Doch auch beim grössten Rohölverbraucher, den USA, führen die günstigen Preisnotierungen nicht nur zu Freude. Gemäss dem Beratungsunternehmen Rystad Energy kostet ein durchschnittliches Fass US-Schieferöl in der Herstellung rund USD 68. Deshalb könnten mehr als 35% aller Jobs im Schieferölbereich dem aktuellen Preiszerfall zum Opfer fallen. Die Rohölnachfrage werde nach dem Corona-Stillstand zumindest kurzfristig wieder an Fahrt gewinnen und auch Förderkürzungen (politisch beschlossene oder wirtschaftlich bedingte) seien faktisch gesetzt. Analysten rechnen laut Heller denn auch im vierten Quartal 2020 mit einem Preis pro Fass WTI von rund USD 38, was über dem jetzigen Kurs liegt. Trotz dieses offensichtlichen Kurspotenzials werde sich eine Investition für viele Anleger kaum auszahlen.
Wie Thomas Heller weiter erläutert, ist der Rohölmarkt wie bei den meisten Rohstoffen ein Terminmarkt. Die Abwicklung findet über sogenannte Terminkontrakte (englisch Futures) statt. Bei diesen werden die Transaktion und der Preis vorgängig fixiert, der effektive Gütertausch sowie die Zahlung finden aber erst an einem späteren Datum statt. Da gerade Finanzinvestoren meist nicht am physischen Rohstoff interessiert sind, wird der laufende Kaufvertrag (Futures) kurz vor der physischen Lieferung auf ein weiter in der Zukunft liegendes Datum "gerollt".
Beim Rollvorgang wird der erworbene Rohstoff wieder auf den kurz bevorstehenden Liefertermin (Verfall) im Terminmarkt verkauft, wodurch eine physische Lieferung verhindert wird. Um dennoch investiert zu bleiben, muss zeitgleich ein neuer Kaufvertrag mit längerer Laufzeit eingegangen werden.
Aufgrund von Lager- und Zinskosten sind Terminkontrakte mit längerer Laufzeit meist teurer als ihre kurzlaufenden Pendants. Der Anleger erhält also in der Regel weniger Geld für den Verkauf des Rohstoffes, als er in den Kauf des länger laufenden Rohstoffkontraktes investieren muss. Diese Preisdifferenz, welche in Ausnahmefällen auch positiv sein kann, wird als Rollkosten (resp. Rollrendite) bezeichnet und hängt wesentlich von der Form und Steigung der Terminmarktkurve ab. Gerade im Rohölmarkt fallen die derzeitigen Kosten aufgrund der hohen Lagerbestände erheblich aus. Bereits heute sei klar, so Heller, dass sich selbst bei einer Verdoppelung des Ölpreises bis Ende Jahr aufgrund der hohen Rollkosten kaum Geld verdienen lasse. Auch die von Banken und Fondshäusern angebotenen Rohstoffprodukte (ETC) würden indirekt unter der gleichen Problematik leiden, öffneten aber immerhin den hochkomplexen Rohstoffterminmarkt für Privatanleger.

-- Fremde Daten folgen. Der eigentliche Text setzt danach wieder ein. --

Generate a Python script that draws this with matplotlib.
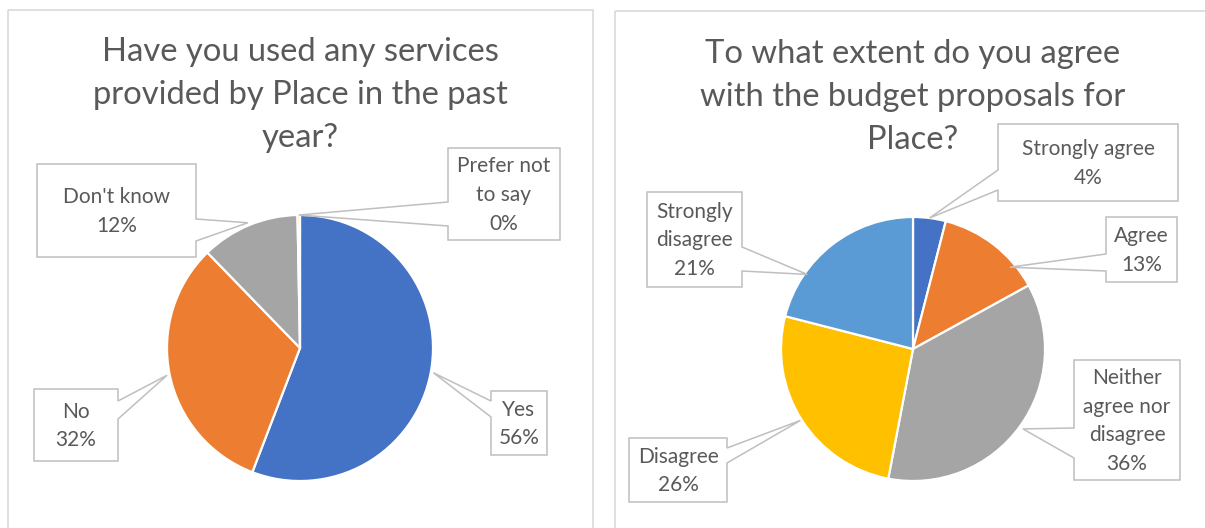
import numpy as np
import matplotlib
matplotlib.use("Agg")
import matplotlib.pyplot as plt
from matplotlib.patches import Polygon, Rectangle

# ---------------- data ----------------
used_title = ["Have you used any services", "provided by Place in the past", "year?"]
used_labels = ["Yes", "No", "Don't know", "Prefer not\nto say"]
used_values = [56, 32, 12, 0.3]
used_colors = ["#4472C4", "#ED7D31", "#A5A5A5", "#FFC000"]

agree_title = ["To what extent do you agree", "with the budget proposals for", "Place?"]
agree_labels = ["Strongly agree", "Agree", "Neither\nagree nor\ndisagree", "Disagree", "Strongly\ndisagree"]
agree_values = [4, 13, 36, 26, 21]
agree_colors = ["#4472C4", "#ED7D31", "#A5A5A5", "#FFC000", "#5B9BD5"]

# ---------------- layout (pixels) ----------------
W, H, DPI = 1205, 528, 100
FONT = "Lato"
TXT = "#595959"
EDGE = "#BFBFBF"

fig = plt.figure(figsize=(W / DPI, H / DPI), dpi=DPI)
fig.patch.set_facecolor("white")


def pie_axes(cx, cy, r):
    ax = fig.add_axes([(cx - r) / W, (H - cy - r) / H, 2 * r / W, 2 * r / H])
    return ax


ov = fig.add_axes([0, 0, 1, 1], zorder=5)
ov.set_xlim(0, W)
ov.set_ylim(H, 0)
ov.axis("off")
ov.patch.set_alpha(0)

# panel borders
ov.add_patch(Rectangle((8, 10), 585, 540, fill=False, edgecolor="#D9D9D9", lw=1.2))
ov.add_patch(Rectangle((615, 11), 610, 540, fill=False, edgecolor="#D9D9D9", lw=1.2))


def draw_pie(cx, cy, r, values, colors):
    ax = pie_axes(cx, cy, r)
    wedges, _ = ax.pie(values, colors=colors, startangle=90, counterclock=False,
                       wedgeprops=dict(edgecolor="white", linewidth=1.6))
    ax.set_xlim(-1, 1)
    ax.set_ylim(-1, 1)
    ax.set_aspect("auto")
    return ax, wedges


def tip_point(ax, wedge, shift=0.0, rf=1.0):
    mid = np.deg2rad((wedge.theta1 + wedge.theta2) / 2 + shift)
    p = ax.transData.transform((rf * np.cos(mid), rf * np.sin(mid)))
    return ov.transData.inverted().transform(p)


def callout(box, side, base, tip, text, fs=15, ls=1.55):
    x0, y0, x1, y1 = box
    b0, b1 = base
    tx, ty = tip
    verts = [(x0, y0), (x1, y0)]
    if side == "right":
        verts += [(x1, b0), (tx, ty), (x1, b1)]
    verts += [(x1, y1), (x0, y1)]
    if side == "left":
        verts += [(x0, b1), (tx, ty), (x0, b0)]
    ov.add_patch(Polygon(verts, closed=True, facecolor="white", edgecolor=EDGE, lw=1.1))
    ov.text((x0 + x1) / 2, (y0 + y1) / 2 + 1, text, ha="center", va="center",
            fontsize=fs, color=TXT, family=FONT, linespacing=ls)


def pct(values):
    tot = sum(values)
    return ["%d%%" % round(v / tot * 100) for v in values]


# ---------------- left chart ----------------
for i, line in enumerate(used_title):
    ov.text(300, 52 + i * 43, line, ha="center", va="center", fontsize=23.6, color=TXT, family=FONT)

axL, wL = draw_pie(300, 348, 133, used_values, used_colors)
pL = pct(used_values)
left_boxes = [
    ((491, 391, 547, 455), "left", (401, 417), 0, 1.02),
    ((34, 389, 118, 461), "right", (401, 419), 0, 1.02),
    ((37, 164, 196, 257), "right", (219, 241), 0, 1.02),
    ((448, 148, 560, 240), "left", (202, 226), 0, 1.0),
]
for lab, p, w, (box, side, base, sh, rf) in zip(used_labels, pL, wL, left_boxes):
    callout(box, side, base, tip_point(axL, w, sh, rf), lab + "\n" + p)

# ---------------- right chart ----------------
for i, line in enumerate(agree_title):
    ov.text(913, 54 + i * 43, line, ha="center", va="center", fontsize=23.6, color=TXT, family=FONT)

axR, wR = draw_pie(913, 349, 132, agree_values, agree_colors)
pR = pct(agree_values)
right_boxes = [
    ((998, 124, 1178, 201), "left", (170, 190), 0, 1.0),
    ((1106, 217, 1177, 282), "left", (254, 271), -12, 0.96),
    ((1074, 360, 1180, 480), "left", (428, 458), 0, 1.03),
    ((629, 438, 727, 502), "right", (448, 463), 0, 1.01),
    ((647, 192, 742, 287), "right", (247, 271), 17, 0.98),
]
for lab, p, w, (box, side, base, sh, rf) in zip(agree_labels, pR, wR, right_boxes):
    callout(box, side, base, tip_point(axR, w, sh, rf), lab + "\n" + p)

fig.savefig("out.png", dpi=DPI, facecolor="white")
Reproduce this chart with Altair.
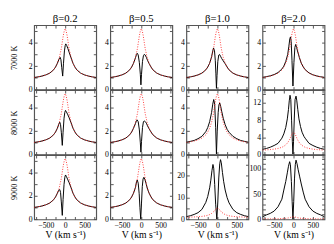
import altair as alt
import pandas as pd

SERIF = "Liberation Serif"
BETAS = ["β=0.2", "β=0.5", "β=1.0", "β=2.0"]
TEMPS = ["7000 K", "8000 K", "9000 K"]
X_TITLE = "V (km s⁻¹)"
V_TICKS = [-750, -500, -250, 0, 250, 500, 750]

# red dotted reference profile
RED_V = [-800, -700, -600, -500, -400, -300, -250, -200, -150, -100, -75, -50, -25, 0,
         25, 50, 75, 100, 150, 200, 250, 300, 400, 500, 600, 700, 800]
RED_Y = [1.03, 1.08, 1.15, 1.25, 1.4, 1.68, 1.92, 2.25, 2.75, 3.5, 4.05, 4.6, 5.0, 5.2,
         5.0, 4.6, 4.05, 3.5, 2.75, 2.25, 1.92, 1.68, 1.4, 1.25, 1.15, 1.08, 1.03]

# 7000 K
V_7000_02 = [-800, -700, -600, -500, -400, -300, -250, -200, -160, -130, -110, -90, -65, -45, -20,
             0, 15, 40, 70, 100, 150, 200, 250, 300, 400, 500, 600, 700, 800]
Y_7000_02 = [1.03, 1.08, 1.15, 1.25, 1.4, 1.68, 1.92, 2.25, 2.6, 2.75, 2.55, 1.9, 1.15, 2.2, 3.3,
             3.75, 3.9, 3.75, 3.5, 3.2, 2.72, 2.25, 1.92, 1.68, 1.4, 1.25, 1.15, 1.08, 1.03]
V_7000_05 = [-800, -700, -600, -500, -400, -300, -250, -200, -150, -125, -105, -80, -50, -25, -10,
             5, 30, 55, 75, 100, 130, 160, 200, 250, 300, 400, 500, 600, 700, 800]
Y_7000_05 = [1.03, 1.08, 1.15, 1.25, 1.4, 1.68, 1.92, 2.25, 2.72, 3.0, 3.1, 2.95, 2.3, 1.3, 0.4,
             1.3, 2.4, 2.9, 3.0, 2.95, 2.75, 2.5, 2.22, 1.92, 1.68, 1.4, 1.25, 1.15, 1.08, 1.03]
V_7000_10 = [-800, -700, -600, -500, -400, -300, -250, -200, -150, -120, -100, -75, -55, -40, -25,
             -10, 10, 35, 55, 80, 110, 150, 200, 250, 300, 400, 500, 600, 700, 800]
Y_7000_10 = [1.03, 1.08, 1.15, 1.25, 1.4, 1.68, 1.92, 2.25, 2.8, 3.3, 3.55, 3.3, 2.5, 1.4, 0.1,
             1.2, 2.4, 2.95, 3.0, 2.85, 2.65, 2.45, 2.2, 1.92, 1.68, 1.4, 1.25, 1.15, 1.08, 1.03]
V_7000_20 = [-800, -700, -600, -500, -400, -300, -250, -200, -150, -120, -95, -78, -60, -40, -15,
             10, 35, 55, 80, 110, 150, 200, 250, 300, 400, 500, 600, 700, 800]
Y_7000_20 = [1.04, 1.1, 1.17, 1.28, 1.45, 1.75, 2.0, 2.4, 3.0, 3.7, 4.35, 4.5, 4.1, 2.5, 0.3,
             2.3, 3.6, 3.85, 3.6, 3.2, 2.75, 2.25, 1.95, 1.7, 1.42, 1.26, 1.16, 1.09, 1.04]

# 8000 K
V_8000_02 = [-800, -700, -600, -500, -400, -300, -250, -200, -165, -140, -120, -100, -75, -55, -30,
             -10, 8, 30, 60, 100, 150, 200, 250, 300, 400, 500, 600, 700, 800]
Y_8000_02 = [1.03, 1.08, 1.15, 1.25, 1.4, 1.68, 1.92, 2.25, 2.6, 2.76, 2.55, 1.9, 0.78, 1.9, 3.1,
             3.6, 3.77, 3.65, 3.45, 3.15, 2.72, 2.25, 1.92, 1.68, 1.4, 1.25, 1.15, 1.08, 1.03]
V_8000_05 = [-800, -700, -600, -500, -400, -300, -250, -200, -150, -125, -105, -80, -50, -25, -10,
             5, 30, 55, 75, 100, 130, 160, 200, 250, 300, 400, 500, 600, 700, 800]
Y_8000_05 = [1.03, 1.08, 1.15, 1.25, 1.4, 1.68, 1.92, 2.25, 2.65, 2.9, 2.95, 2.8, 2.1, 1.0, 0.2,
             1.1, 2.3, 2.8, 2.87, 2.82, 2.68, 2.45, 2.2, 1.92, 1.68, 1.4, 1.25, 1.15, 1.08, 1.03]
V_8000_10 = [-800, -700, -600, -500, -400, -300, -250, -200, -150, -120, -95, -70, -45, -25, -5,
             20, 40, 60, 85, 110, 150, 200, 250, 300, 400, 500, 600, 700, 800]
Y_8000_10 = [1.05, 1.12, 1.2, 1.35, 1.55, 1.95, 2.3, 2.8, 3.6, 4.3, 4.7, 4.3, 2.3, 0.05, 2.0,
             3.6, 4.25, 4.4, 4.1, 3.7, 3.1, 2.55, 2.15, 1.9, 1.55, 1.35, 1.2, 1.12, 1.05]
V_8000_20 = [-800, -700, -600, -500, -400, -300, -250, -200, -160, -130, -110, -90, -70, -50, -30, -15,
             0, 20, 40, 65, 85, 110, 140, 180, 220, 270, 300, 400, 500, 600, 700, 800]
Y_8000_20 = [1.2, 1.4, 1.7, 2.1, 2.6, 3.8, 4.8, 6.3, 8.3, 10.5, 12.5, 13.8, 12.8, 8.0, 3.0, 0.1,
             3.0, 8.5, 12.8, 13.6, 12.5, 10.5, 8.3, 6.5, 5.2, 4.2, 3.8, 2.6, 2.1, 1.7, 1.4, 1.2]

# 9000 K
V_9000_02 = [-800, -700, -600, -500, -400, -300, -250, -200, -165, -140, -120, -100, -75, -55, -30,
             -10, 8, 30, 60, 100, 150, 200, 250, 300, 400, 500, 600, 700, 800]
Y_9000_02 = [1.03, 1.08, 1.15, 1.25, 1.4, 1.68, 1.92, 2.25, 2.5, 2.55, 2.3, 1.5, 0.35, 1.7, 3.0,
             3.6, 3.8, 3.68, 3.45, 3.15, 2.72, 2.25, 1.92, 1.68, 1.4, 1.25, 1.15, 1.08, 1.03]
V_9000_05 = [-800, -700, -600, -500, -400, -300, -250, -200, -150, -125, -105, -80, -55, -35, -15,
             5, 25, 45, 65, 90, 120, 160, 200, 250, 300, 400, 500, 600, 700, 800]
Y_9000_05 = [1.03, 1.08, 1.15, 1.25, 1.4, 1.68, 1.92, 2.25, 2.75, 3.2, 3.37, 3.1, 2.2, 1.0, 0.05,
             1.4, 2.8, 3.45, 3.6, 3.45, 3.1, 2.6, 2.25, 1.92, 1.68, 1.4, 1.25, 1.15, 1.08, 1.03]
V_9000_10 = [-800, -700, -600, -500, -400, -300, -250, -200, -170, -140, -115, -95, -70, -45, -15,
             10, 35, 60, 80, 100, 130, 160, 200, 250, 300, 400, 500, 600, 700, 800]
Y_9000_10 = [1.3, 1.7, 2.3, 3.1, 4.6, 7.8, 10.5, 14.5, 18.0, 22.5, 25.2, 23.5, 16.0, 7.0, 0.2,
             8.0, 19.0, 25.5, 27.4, 26.0, 21.5, 17.5, 13.5, 10.0, 7.6, 4.6, 3.1, 2.3, 1.7, 1.3]
V_9000_20 = [-800, -700, -600, -500, -400, -300, -250, -200, -160, -130, -100, -80, -55, -35, -15,
             5, 25, 45, 65, 90, 120, 160, 200, 250, 300, 400, 500, 600, 700, 800]
Y_9000_20 = [5.2, 9.0, 12.0, 16.5, 25.0, 40.0, 58.0, 75.0, 92.0, 105.0, 114.0, 108.0, 75.0, 35.0, 0.5,
             35.0, 80.0, 108.0, 117.0, 110.0, 98.0, 84.0, 70.0, 54.0, 40.0, 25.0, 16.5, 12.0, 9.0, 5.2]

BLACK = [
    [(V_7000_02, Y_7000_02), (V_7000_05, Y_7000_05), (V_7000_10, Y_7000_10), (V_7000_20, Y_7000_20)],
    [(V_8000_02, Y_8000_02), (V_8000_05, Y_8000_05), (V_8000_10, Y_8000_10), (V_8000_20, Y_8000_20)],
    [(V_9000_02, Y_9000_02), (V_9000_05, Y_9000_05), (V_9000_10, Y_9000_10), (V_9000_20, Y_9000_20)],
]

Y_MAX = [[5.5, 5.5, 5.5, 5.5], [5.5, 5.5, 5.5, 15], [5.5, 5.5, 29.5, 127]]
TICKS_SMALL = [0, 1, 2, 3, 4, 5]
TICKS_15 = [0, 2, 4, 6, 8, 10, 12, 14]
TICKS_30 = [0, 5, 10, 15, 20, 25]
TICKS_127 = [0, 10, 20, 30, 40, 50, 60, 70, 80, 90, 100, 110, 120]
Y_TICKS = [[TICKS_SMALL] * 4, [TICKS_SMALL] * 3 + [TICKS_15], [TICKS_SMALL] * 2 + [TICKS_30, TICKS_127]]
Y_LABEL_STEP = [[2, 2, 2, 2], [2, 2, 2, 4], [2, 2, 10, 50]]

W = 64
H = 66.4
FRAME = "#555555"
INWARD = {"expr": "-3"}


def axis(orient, values, labels, step=None, title=None, title_pad=0):
    kw = dict(orient=orient, values=values, grid=False, domain=False, ticks=True,
              tickSize=INWARD, tickColor=FRAME, tickWidth=1, labels=labels, title=title)
    if labels:
        kw.update(labelFont=SERIF, labelFontSize=8, labelColor="black", labelPadding=5,
                  labelFlush=False, labelOverlap=False,
                  labelExpr=f"datum.value % {step} == 0 ? datum.label : ''")
    if title:
        kw.update(titleFont=SERIF, titleFontSize=10 if orient == "bottom" else 8.5,
                  titleFontWeight="normal", titleColor="black", titlePadding=title_pad)
    return alt.Axis(**kw)


def panel(r, c):
    bv, by = BLACK[r][c]
    black = pd.DataFrame({"v": bv, "y": by})
    red = pd.DataFrame({"v": RED_V, "y": RED_Y})
    xs = alt.Scale(domain=[-800, 800], nice=False, zero=False)
    ys = alt.Scale(domain=[0, Y_MAX[r][c]], nice=False)
    bottom = r == 2
    left = c == 0
    xb = axis("bottom", V_TICKS, bottom, 500, X_TITLE if bottom else None, 1)
    xt = axis("top", V_TICKS, False)
    yl = axis("left", Y_TICKS[r][c], True, Y_LABEL_STEP[r][c], TEMPS[r] if left else None, 10)
    yr = axis("right", Y_TICKS[r][c], False)
    b = alt.Chart(black).mark_line(color="black", strokeWidth=1.0, clip=True).encode(
        x=alt.X("v:Q", scale=xs, axis=xb),
        y=alt.Y("y:Q", scale=ys, axis=yl),
    )
    rd = alt.Chart(red).mark_line(color="#ff2020", strokeWidth=0.9, strokeDash=[1, 1.6], clip=True).encode(
        x=alt.X("v:Q", scale=xs, axis=xt),
        y=alt.Y("y:Q", scale=ys, axis=yr),
    )
    ch = alt.layer(b, rd).resolve_axis(x="independent", y="independent").properties(width=W, height=H)
    if r == 0:
        ch = ch.properties(title=alt.Title(BETAS[c], font=SERIF, fontSize=11, fontWeight="normal",
                                           color="black", offset=1))
    return ch


panels = [panel(r, c) for r in range(3) for c in range(4)]

chart = alt.concat(*panels, columns=4, spacing={"row": 0, "column": 14.5}, bounds="flush").properties(
    padding={"left": 1, "top": 0, "right": 0, "bottom": 0}
).configure_view(stroke=FRAME, strokeWidth=1.2)

chart.save("out.html", embed_options={"renderer": "svg", "actions": False})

"Auch wenn der aktuelle Rohölpreis äusserst günstig erscheint und kaum nachhaltig auf diesem tiefen Niveau verbleiben wird, ist eine positive Rendite für Anleger alles andere als sicher. Bereits heute notieren länger laufende Terminkontrakte deutlich höher, was bei Investoren zu bösen Überraschungen führen kann. Eine Rohölinvestition ist derzeit nur sinnvoll, wenn mit einem starken und äusserst kurzfristigen Preisanstieg gerechnet wird. Um die Rollproblematik weiter zu entschärfen, sollte zudem auf ein rolloptimiertes Produkt gesetzt werden. Anleger, welche längerfristig mit einem steigenden Rohölpreis rechnen, sollten hingegen auf Produzenten, also Aktien, setzten. Aktien des Energiesektors korrelieren stark mit dem Rohölpreis, bieten eine Dividende, leiden aber nicht unter der erwähnten Rollproblematik wie direkte Rohstoffinvestitionen", zieht Heller ein Fazit.